As in Siegel, this case arises from a case filed in a U. S. trustee district. In 2016, 76 legal entities filed for Chapter 11 bankruptcy in the District of Kansas. In 2018, under the amended fee statute the court later found unconstitutional in Siegel, the debtors began paying higher fees than they would have if their case had been filed in a bankruptcy administrator district. In 2020, the debtors challenged the constitutionality of those fees. The bankruptcy court found no constitutional violation, but the 10th Circuit Court of Appeals, anticipating Siegel, reversed. To remedy the constitutional violation, the 10th Circuit ordered a refund of the debtors’ quarterly fees to the extent they exceeded the lower fees paid in the bankruptcy administrator districts. The Supreme Court vacated that judgment and remanded the case in light of Siegel, and the 10th Circuit reinstated its original opinion without alteration.

The Supreme Court held that prospective parity is the appropriate remedy for the short-lived and small disparity created by the fee statute held unconstitutional in Siegel. 

It reversed the lower court’s ruling and remanded the case.

Justice Ketanji Brown Jackson delivered the opinion of the court, in which Chief Justice John Roberts Jr. and Justices Samuel Alito Jr., Sonia Sotomayor, Elena Kagan and Brett Kavanaugh joined. Justice Neil Gorsuch filed a dissenting opinion, in which Justices Clarence Thomas and Amy Coney Barrett joined.

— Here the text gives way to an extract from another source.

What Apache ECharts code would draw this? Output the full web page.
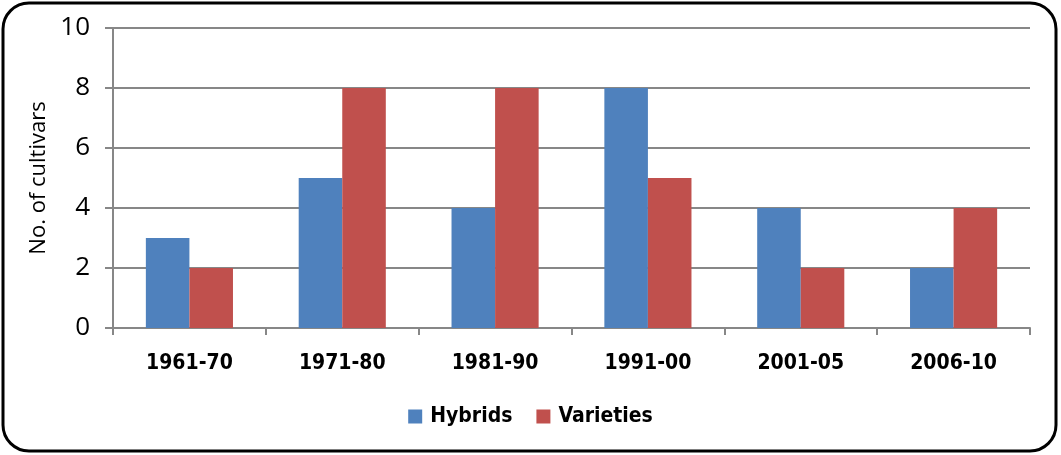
<!DOCTYPE html>
<html><head><meta charset="utf-8">
<script src="https://cdn.jsdelivr.net/npm/echarts@6/dist/echarts.min.js"></script>
<style>html,body{margin:0;padding:0;background:#fff}#c{width:1061px;height:455px}</style>
</head><body><div id="c"></div>
<script>
const categories = ['1961-70','1971-80','1981-90','1991-00','2001-05','2006-10'];
const hybrids = [3,5,4,8,4,2];
const varieties = [2,8,8,5,2,4];
const yTicks = [0,2,4,6,8,10];

const chart = echarts.init(document.getElementById('c'), null, {renderer:'canvas'});
const gray = '#878787';
const boldFont = 'DejaVu Sans Condensed';
chart.setOption({
  animation:false,
  backgroundColor:'#fff',
  textStyle:{fontFamily:'Open Sans'},
  graphic:[{type:'rect',shape:{x:3,y:3,width:1053,height:448,r:26},style:{fill:'none',stroke:'#000',lineWidth:3},z:100}],
  grid:{left:113,right:31,top:28,bottom:127},
  legend:{top:401,left:'center',itemWidth:14,itemHeight:14,itemGap:24,icon:'rect',
    textStyle:{fontFamily:boldFont,fontWeight:'bold',fontSize:21,color:'#000',padding:[0,0,0,3]},
    data:['Hybrids','Varieties']},
  xAxis:{type:'category',data:categories,
    axisLine:{lineStyle:{color:gray,width:2}},
    axisTick:{show:true,length:7,lineStyle:{color:gray,width:2}},
    axisLabel:{fontFamily:boldFont,fontWeight:'bold',fontSize:21,color:'#000',margin:25}},
  yAxis:{type:'value',min:0,max:10,interval:2,
    name:'No. of cultivars',nameLocation:'middle',nameGap:62,nameRotate:90,
    nameTextStyle:{fontFamily:'Open Sans',fontSize:22,color:'#000'},
    axisLine:{show:true,lineStyle:{color:gray,width:2}},
    axisTick:{show:true,length:8,lineStyle:{color:gray,width:2}},
    splitLine:{lineStyle:{color:gray,width:2}},
    axisLabel:{fontFamily:'Open Sans',fontSize:26,color:'#000',margin:23,
      formatter:v=>yTicks.includes(v)?String(v):''}},
  series:[
    {name:'Hybrids',type:'bar',data:hybrids,itemStyle:{color:'#4F81BD'},barGap:'0%',barCategoryGap:'43%'},
    {name:'Varieties',type:'bar',data:varieties,itemStyle:{color:'#C0504D'},barGap:'0%',barCategoryGap:'43%'}
  ]
});
</script></body></html>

Gorsuch noted in his dissenting opinion that, “Two years ago, we held that this geographically discriminatory treatment violated the Constitution’s Bankruptcy Clause — a provision that, we stressed, was not ‘toothless.’” He went on to note that, “Today, however, the Court performs a remedial root canal, permitting the government to keep the cash it extracted from its unconstitutional fee regime.”